━━━ DATA EXTRACT
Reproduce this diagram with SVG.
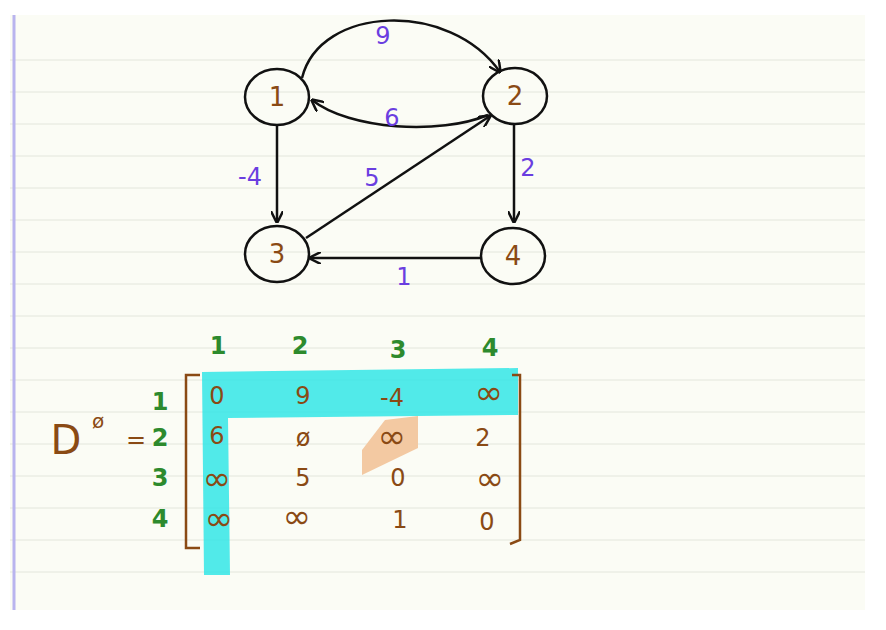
<svg xmlns="http://www.w3.org/2000/svg" width="886" height="630" viewBox="0 0 886 630">
<defs>
<style>
.rule{stroke:#e3e6dc;stroke-width:1}
.node{fill:none;stroke:#111;stroke-width:2.5}
.nl{font-family:"DejaVu Sans",sans-serif;font-size:26px;fill:#8a4a14;text-anchor:middle}
.el{font-family:"DejaVu Sans",sans-serif;font-size:24px;fill:#6a3ee0;text-anchor:middle}
.edge{fill:none;stroke:#111;stroke-width:2.5;marker-end:url(#ah)}
.m{font-family:"DejaVu Sans",sans-serif;font-size:24px;fill:#8a4a14;text-anchor:middle}
.inf{font-size:34px}
.h{font-family:"DejaVu Sans",sans-serif;font-size:24px;font-weight:bold;fill:#2d8a2d;text-anchor:middle}
</style>
<marker id="ah" viewBox="0 0 10 10" refX="9" refY="5" markerWidth="5" markerHeight="5" orient="auto"><path d="M0,0 L10,5 L0,10" fill="none" stroke="#111" stroke-width="2"/></marker>
</defs>
<rect width="886" height="630" fill="#fff"/>
<rect x="10" y="15" width="855" height="595" fill="#fbfcf5"/>
<g>
<line class="rule" x1="10" y1="60" x2="865" y2="60"/><line class="rule" x1="10" y1="92" x2="865" y2="92"/>
<line class="rule" x1="10" y1="124" x2="865" y2="124"/><line class="rule" x1="10" y1="156" x2="865" y2="156"/>
<line class="rule" x1="10" y1="188" x2="865" y2="188"/><line class="rule" x1="10" y1="220" x2="865" y2="220"/>
<line class="rule" x1="10" y1="252" x2="865" y2="252"/><line class="rule" x1="10" y1="284" x2="865" y2="284"/>
<line class="rule" x1="10" y1="316" x2="865" y2="316"/><line class="rule" x1="10" y1="348" x2="865" y2="348"/>
<line class="rule" x1="10" y1="380" x2="865" y2="380"/><line class="rule" x1="10" y1="412" x2="865" y2="412"/>
<line class="rule" x1="10" y1="444" x2="865" y2="444"/><line class="rule" x1="10" y1="476" x2="865" y2="476"/>
<line class="rule" x1="10" y1="508" x2="865" y2="508"/><line class="rule" x1="10" y1="540" x2="865" y2="540"/>
<line class="rule" x1="10" y1="572" x2="865" y2="572"/>
</g>
<line x1="14" y1="15" x2="14" y2="610" stroke="#b9b4ee" stroke-width="3"/>
<g id="connectors">
<path class="edge" d="M302,78 C320,5 450,0 500,72"/>
<path class="edge" d="M488,115 C440,135 350,130 312,100"/>
<path class="edge" d="M277,126 L277,222"/>
<path class="edge" d="M306,238 L490,116"/>
<path class="edge" d="M514,124 L514,222"/>
<path class="edge" d="M481,258 L310,258"/>
</g>
<g id="edge-labels">
<text class="el" x="383" y="44">9</text>
<text class="el" x="392" y="126">6</text>
<text class="el" x="250" y="185">-4</text>
<text class="el" x="372" y="186">5</text>
<text class="el" x="528" y="176">2</text>
<text class="el" x="404" y="285">1</text>
</g>
<g id="n1"><ellipse class="node" cx="277" cy="97" rx="32" ry="28"/><text class="nl" x="277" y="106">1</text></g>
<g id="n2"><ellipse class="node" cx="515" cy="96" rx="32" ry="28"/><text class="nl" x="515" y="105">2</text></g>
<g id="n3"><ellipse class="node" cx="277" cy="254" rx="32" ry="28"/><text class="nl" x="277" y="263">3</text></g>
<g id="n4"><ellipse class="node" cx="513" cy="256" rx="32" ry="28"/><text class="nl" x="513" y="265">4</text></g>
<g id="matrix">
<path d="M202,372 L518,368 L518,415 L228,418 L230,575 L204,575 Z" fill="#33e6e6" opacity="0.85"/>
<path d="M362,450 L385,420 L418,416 L418,448 L362,475 Z" fill="#f3c9a2"/>
<path d="M200,375 L186,375 L186,548 L200,548" fill="none" stroke="#8a4a14" stroke-width="2.5"/>
<path d="M512,375 L520,375 L520,540 L510,544" fill="none" stroke="#8a4a14" stroke-width="2.5"/>
<text class="h" x="218" y="354">1</text><text class="h" x="300" y="354">2</text><text class="h" x="398" y="358">3</text><text class="h" x="490" y="356">4</text>
<text class="h" x="160" y="410">1</text><text class="h" x="160" y="446">2</text><text class="h" x="160" y="486">3</text><text class="h" x="160" y="527">4</text>
<text class="m" x="66" y="454" style="font-size:40px">D</text><text class="m" x="98" y="428" style="font-size:20px">ø</text>
<text class="m" x="136" y="448">=</text>
<text class="m" x="217" y="404">0</text><text class="m" x="303" y="404">9</text><text class="m" x="392" y="406">-4</text><text class="m inf" x="489" y="404">∞</text>
<text class="m" x="217" y="444">6</text><text class="m" x="303" y="446">ø</text><text class="m inf" x="392" y="448">∞</text><text class="m" x="483" y="446">2</text>
<text class="m inf" x="217" y="490">∞</text><text class="m" x="303" y="486">5</text><text class="m" x="398" y="486">0</text><text class="m inf" x="490" y="490">∞</text>
<text class="m inf" x="219" y="530">∞</text><text class="m inf" x="297" y="528">∞</text><text class="m" x="400" y="528">1</text><text class="m" x="487" y="530">0</text>
</g>
</svg>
━━━━━━
Retype the whole listing exactly and leave the pictures out.

Reproduce this diagram with SVG.
<svg xmlns="http://www.w3.org/2000/svg" width="886" height="630" viewBox="0 0 886 630">
<defs>
<style>
.rule{stroke:#e3e6dc;stroke-width:1}
.node{fill:none;stroke:#111;stroke-width:2.5}
.nl{font-family:"DejaVu Sans",sans-serif;font-size:26px;fill:#8a4a14;text-anchor:middle}
.el{font-family:"DejaVu Sans",sans-serif;font-size:24px;fill:#6a3ee0;text-anchor:middle}
.edge{fill:none;stroke:#111;stroke-width:2.5;marker-end:url(#ah)}
.m{font-family:"DejaVu Sans",sans-serif;font-size:24px;fill:#8a4a14;text-anchor:middle}
.inf{font-size:34px}
.h{font-family:"DejaVu Sans",sans-serif;font-size:24px;font-weight:bold;fill:#2d8a2d;text-anchor:middle}
</style>
<marker id="ah" viewBox="0 0 10 10" refX="9" refY="5" markerWidth="5" markerHeight="5" orient="auto"><path d="M0,0 L10,5 L0,10" fill="none" stroke="#111" stroke-width="2"/></marker>
</defs>
<rect width="886" height="630" fill="#fff"/>
<rect x="10" y="15" width="855" height="595" fill="#fbfcf5"/>
<g>
<line class="rule" x1="10" y1="60" x2="865" y2="60"/><line class="rule" x1="10" y1="92" x2="865" y2="92"/>
<line class="rule" x1="10" y1="124" x2="865" y2="124"/><line class="rule" x1="10" y1="156" x2="865" y2="156"/>
<line class="rule" x1="10" y1="188" x2="865" y2="188"/><line class="rule" x1="10" y1="220" x2="865" y2="220"/>
<line class="rule" x1="10" y1="252" x2="865" y2="252"/><line class="rule" x1="10" y1="284" x2="865" y2="284"/>
<line class="rule" x1="10" y1="316" x2="865" y2="316"/><line class="rule" x1="10" y1="348" x2="865" y2="348"/>
<line class="rule" x1="10" y1="380" x2="865" y2="380"/><line class="rule" x1="10" y1="412" x2="865" y2="412"/>
<line class="rule" x1="10" y1="444" x2="865" y2="444"/><line class="rule" x1="10" y1="476" x2="865" y2="476"/>
<line class="rule" x1="10" y1="508" x2="865" y2="508"/><line class="rule" x1="10" y1="540" x2="865" y2="540"/>
<line class="rule" x1="10" y1="572" x2="865" y2="572"/>
</g>
<line x1="14" y1="15" x2="14" y2="610" stroke="#b9b4ee" stroke-width="3"/>
<g id="connectors">
<path class="edge" d="M302,78 C320,5 450,0 500,72"/>
<path class="edge" d="M488,115 C440,135 350,130 312,100"/>
<path class="edge" d="M277,126 L277,222"/>
<path class="edge" d="M306,238 L490,116"/>
<path class="edge" d="M514,124 L514,222"/>
<path class="edge" d="M481,258 L310,258"/>
</g>
<g id="edge-labels">
<text class="el" x="383" y="44">9</text>
<text class="el" x="392" y="126">6</text>
<text class="el" x="250" y="185">-4</text>
<text class="el" x="372" y="186">5</text>
<text class="el" x="528" y="176">2</text>
<text class="el" x="404" y="285">1</text>
</g>
<g id="n1"><ellipse class="node" cx="277" cy="97" rx="32" ry="28"/><text class="nl" x="277" y="106">1</text></g>
<g id="n2"><ellipse class="node" cx="515" cy="96" rx="32" ry="28"/><text class="nl" x="515" y="105">2</text></g>
<g id="n3"><ellipse class="node" cx="277" cy="254" rx="32" ry="28"/><text class="nl" x="277" y="263">3</text></g>
<g id="n4"><ellipse class="node" cx="513" cy="256" rx="32" ry="28"/><text class="nl" x="513" y="265">4</text></g>
<g id="matrix">
<path d="M202,372 L518,368 L518,415 L228,418 L230,575 L204,575 Z" fill="#33e6e6" opacity="0.85"/>
<path d="M362,450 L385,420 L418,416 L418,448 L362,475 Z" fill="#f3c9a2"/>
<path d="M200,375 L186,375 L186,548 L200,548" fill="none" stroke="#8a4a14" stroke-width="2.5"/>
<path d="M512,375 L520,375 L520,540 L510,544" fill="none" stroke="#8a4a14" stroke-width="2.5"/>
<text class="h" x="218" y="354">1</text><text class="h" x="300" y="354">2</text><text class="h" x="398" y="358">3</text><text class="h" x="490" y="356">4</text>
<text class="h" x="160" y="410">1</text><text class="h" x="160" y="446">2</text><text class="h" x="160" y="486">3</text><text class="h" x="160" y="527">4</text>
<text class="m" x="66" y="454" style="font-size:40px">D</text><text class="m" x="98" y="428" style="font-size:20px">ø</text>
<text class="m" x="136" y="448">=</text>
<text class="m" x="217" y="404">0</text><text class="m" x="303" y="404">9</text><text class="m" x="392" y="406">-4</text><text class="m inf" x="489" y="404">∞</text>
<text class="m" x="217" y="444">6</text><text class="m" x="303" y="446">ø</text><text class="m inf" x="392" y="448">∞</text><text class="m" x="483" y="446">2</text>
<text class="m inf" x="217" y="490">∞</text><text class="m" x="303" y="486">5</text><text class="m" x="398" y="486">0</text><text class="m inf" x="490" y="490">∞</text>
<text class="m inf" x="219" y="530">∞</text><text class="m inf" x="297" y="528">∞</text><text class="m" x="400" y="528">1</text><text class="m" x="487" y="530">0</text>
</g>
</svg>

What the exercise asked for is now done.